--- start ---

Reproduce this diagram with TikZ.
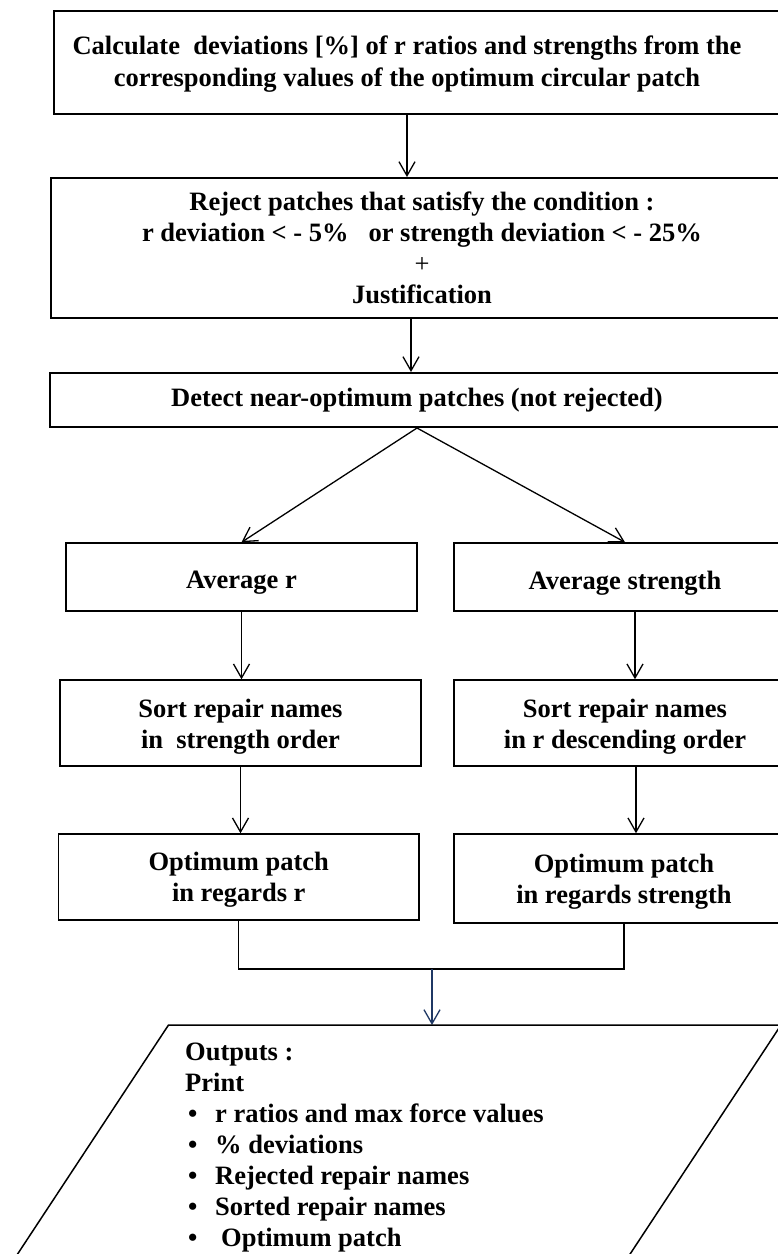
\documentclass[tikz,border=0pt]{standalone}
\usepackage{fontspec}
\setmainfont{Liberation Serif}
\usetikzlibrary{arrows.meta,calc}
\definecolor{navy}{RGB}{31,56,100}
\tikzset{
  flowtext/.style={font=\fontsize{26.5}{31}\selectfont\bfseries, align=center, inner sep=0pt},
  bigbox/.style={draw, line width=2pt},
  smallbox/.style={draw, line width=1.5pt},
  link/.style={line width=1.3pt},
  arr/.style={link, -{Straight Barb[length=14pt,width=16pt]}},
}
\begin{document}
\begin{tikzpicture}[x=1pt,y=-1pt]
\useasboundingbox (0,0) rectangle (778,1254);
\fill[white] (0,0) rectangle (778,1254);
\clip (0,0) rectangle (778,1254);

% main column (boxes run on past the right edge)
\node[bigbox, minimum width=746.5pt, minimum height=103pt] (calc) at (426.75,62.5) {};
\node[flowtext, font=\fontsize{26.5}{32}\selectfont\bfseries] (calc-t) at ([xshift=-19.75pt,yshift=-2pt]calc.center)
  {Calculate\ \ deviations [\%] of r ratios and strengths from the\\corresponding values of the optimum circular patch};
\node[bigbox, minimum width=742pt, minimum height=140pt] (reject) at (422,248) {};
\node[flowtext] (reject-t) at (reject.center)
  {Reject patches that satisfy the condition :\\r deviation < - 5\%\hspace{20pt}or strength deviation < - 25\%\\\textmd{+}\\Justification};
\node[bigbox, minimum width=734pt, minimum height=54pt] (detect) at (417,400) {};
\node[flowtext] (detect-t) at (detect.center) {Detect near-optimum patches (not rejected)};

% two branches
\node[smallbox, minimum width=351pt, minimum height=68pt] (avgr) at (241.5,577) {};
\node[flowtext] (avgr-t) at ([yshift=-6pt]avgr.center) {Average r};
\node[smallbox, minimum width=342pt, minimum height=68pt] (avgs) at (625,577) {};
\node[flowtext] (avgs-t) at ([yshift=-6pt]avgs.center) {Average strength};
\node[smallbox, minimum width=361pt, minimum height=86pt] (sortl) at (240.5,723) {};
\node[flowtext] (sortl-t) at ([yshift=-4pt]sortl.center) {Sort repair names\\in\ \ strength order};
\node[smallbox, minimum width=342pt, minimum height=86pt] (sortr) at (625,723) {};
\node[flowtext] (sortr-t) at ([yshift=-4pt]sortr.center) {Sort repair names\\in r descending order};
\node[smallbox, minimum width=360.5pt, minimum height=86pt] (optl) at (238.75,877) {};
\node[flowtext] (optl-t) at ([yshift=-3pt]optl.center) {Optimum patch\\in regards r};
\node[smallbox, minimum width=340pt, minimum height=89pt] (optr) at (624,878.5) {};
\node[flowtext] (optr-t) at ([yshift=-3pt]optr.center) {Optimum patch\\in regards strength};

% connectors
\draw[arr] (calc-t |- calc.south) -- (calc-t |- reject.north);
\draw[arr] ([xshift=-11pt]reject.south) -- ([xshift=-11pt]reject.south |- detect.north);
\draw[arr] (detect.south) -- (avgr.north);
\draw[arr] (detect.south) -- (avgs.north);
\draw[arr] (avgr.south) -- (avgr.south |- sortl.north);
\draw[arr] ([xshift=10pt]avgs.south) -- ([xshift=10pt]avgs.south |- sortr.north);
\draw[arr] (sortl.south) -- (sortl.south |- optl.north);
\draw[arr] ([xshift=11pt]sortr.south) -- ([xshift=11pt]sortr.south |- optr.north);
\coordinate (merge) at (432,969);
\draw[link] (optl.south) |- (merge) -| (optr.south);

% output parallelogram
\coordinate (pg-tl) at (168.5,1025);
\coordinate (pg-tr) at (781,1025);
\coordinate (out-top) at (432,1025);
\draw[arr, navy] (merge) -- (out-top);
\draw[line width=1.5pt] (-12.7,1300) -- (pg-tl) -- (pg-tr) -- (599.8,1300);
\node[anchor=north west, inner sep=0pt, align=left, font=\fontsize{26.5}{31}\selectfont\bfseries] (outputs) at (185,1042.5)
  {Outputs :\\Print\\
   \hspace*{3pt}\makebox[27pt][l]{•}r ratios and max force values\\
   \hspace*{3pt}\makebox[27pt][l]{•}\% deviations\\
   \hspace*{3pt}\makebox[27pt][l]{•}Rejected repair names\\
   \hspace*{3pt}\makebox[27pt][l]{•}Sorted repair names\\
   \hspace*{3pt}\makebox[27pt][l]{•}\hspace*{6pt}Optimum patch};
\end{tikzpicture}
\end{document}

--- end ---

**Short problem:** Reproduce each line word for word and drop the pictures.

**Written answer:**
Reproduce this diagram with TikZ.
\documentclass[tikz,border=0pt]{standalone}
\usepackage{fontspec}
\setmainfont{Liberation Serif}
\usetikzlibrary{arrows.meta,calc}
\definecolor{navy}{RGB}{31,56,100}
\tikzset{
  flowtext/.style={font=\fontsize{26.5}{31}\selectfont\bfseries, align=center, inner sep=0pt},
  bigbox/.style={draw, line width=2pt},
  smallbox/.style={draw, line width=1.5pt},
  link/.style={line width=1.3pt},
  arr/.style={link, -{Straight Barb[length=14pt,width=16pt]}},
}
\begin{document}
\begin{tikzpicture}[x=1pt,y=-1pt]
\useasboundingbox (0,0) rectangle (778,1254);
\fill[white] (0,0) rectangle (778,1254);
\clip (0,0) rectangle (778,1254);

% main column (boxes run on past the right edge)
\node[bigbox, minimum width=746.5pt, minimum height=103pt] (calc) at (426.75,62.5) {};
\node[flowtext, font=\fontsize{26.5}{32}\selectfont\bfseries] (calc-t) at ([xshift=-19.75pt,yshift=-2pt]calc.center)
  {Calculate\ \ deviations [\%] of r ratios and strengths from the\\corresponding values of the optimum circular patch};
\node[bigbox, minimum width=742pt, minimum height=140pt] (reject) at (422,248) {};
\node[flowtext] (reject-t) at (reject.center)
  {Reject patches that satisfy the condition :\\r deviation < - 5\%\hspace{20pt}or strength deviation < - 25\%\\\textmd{+}\\Justification};
\node[bigbox, minimum width=734pt, minimum height=54pt] (detect) at (417,400) {};
\node[flowtext] (detect-t) at (detect.center) {Detect near-optimum patches (not rejected)};

% two branches
\node[smallbox, minimum width=351pt, minimum height=68pt] (avgr) at (241.5,577) {};
\node[flowtext] (avgr-t) at ([yshift=-6pt]avgr.center) {Average r};
\node[smallbox, minimum width=342pt, minimum height=68pt] (avgs) at (625,577) {};
\node[flowtext] (avgs-t) at ([yshift=-6pt]avgs.center) {Average strength};
\node[smallbox, minimum width=361pt, minimum height=86pt] (sortl) at (240.5,723) {};
\node[flowtext] (sortl-t) at ([yshift=-4pt]sortl.center) {Sort repair names\\in\ \ strength order};
\node[smallbox, minimum width=342pt, minimum height=86pt] (sortr) at (625,723) {};
\node[flowtext] (sortr-t) at ([yshift=-4pt]sortr.center) {Sort repair names\\in r descending order};
\node[smallbox, minimum width=360.5pt, minimum height=86pt] (optl) at (238.75,877) {};
\node[flowtext] (optl-t) at ([yshift=-3pt]optl.center) {Optimum patch\\in regards r};
\node[smallbox, minimum width=340pt, minimum height=89pt] (optr) at (624,878.5) {};
\node[flowtext] (optr-t) at ([yshift=-3pt]optr.center) {Optimum patch\\in regards strength};

% connectors
\draw[arr] (calc-t |- calc.south) -- (calc-t |- reject.north);
\draw[arr] ([xshift=-11pt]reject.south) -- ([xshift=-11pt]reject.south |- detect.north);
\draw[arr] (detect.south) -- (avgr.north);
\draw[arr] (detect.south) -- (avgs.north);
\draw[arr] (avgr.south) -- (avgr.south |- sortl.north);
\draw[arr] ([xshift=10pt]avgs.south) -- ([xshift=10pt]avgs.south |- sortr.north);
\draw[arr] (sortl.south) -- (sortl.south |- optl.north);
\draw[arr] ([xshift=11pt]sortr.south) -- ([xshift=11pt]sortr.south |- optr.north);
\coordinate (merge) at (432,969);
\draw[link] (optl.south) |- (merge) -| (optr.south);

% output parallelogram
\coordinate (pg-tl) at (168.5,1025);
\coordinate (pg-tr) at (781,1025);
\coordinate (out-top) at (432,1025);
\draw[arr, navy] (merge) -- (out-top);
\draw[line width=1.5pt] (-12.7,1300) -- (pg-tl) -- (pg-tr) -- (599.8,1300);
\node[anchor=north west, inner sep=0pt, align=left, font=\fontsize{26.5}{31}\selectfont\bfseries] (outputs) at (185,1042.5)
  {Outputs :\\Print\\
   \hspace*{3pt}\makebox[27pt][l]{•}r ratios and max force values\\
   \hspace*{3pt}\makebox[27pt][l]{•}\% deviations\\
   \hspace*{3pt}\makebox[27pt][l]{•}Rejected repair names\\
   \hspace*{3pt}\makebox[27pt][l]{•}Sorted repair names\\
   \hspace*{3pt}\makebox[27pt][l]{•}\hspace*{6pt}Optimum patch};
\end{tikzpicture}
\end{document}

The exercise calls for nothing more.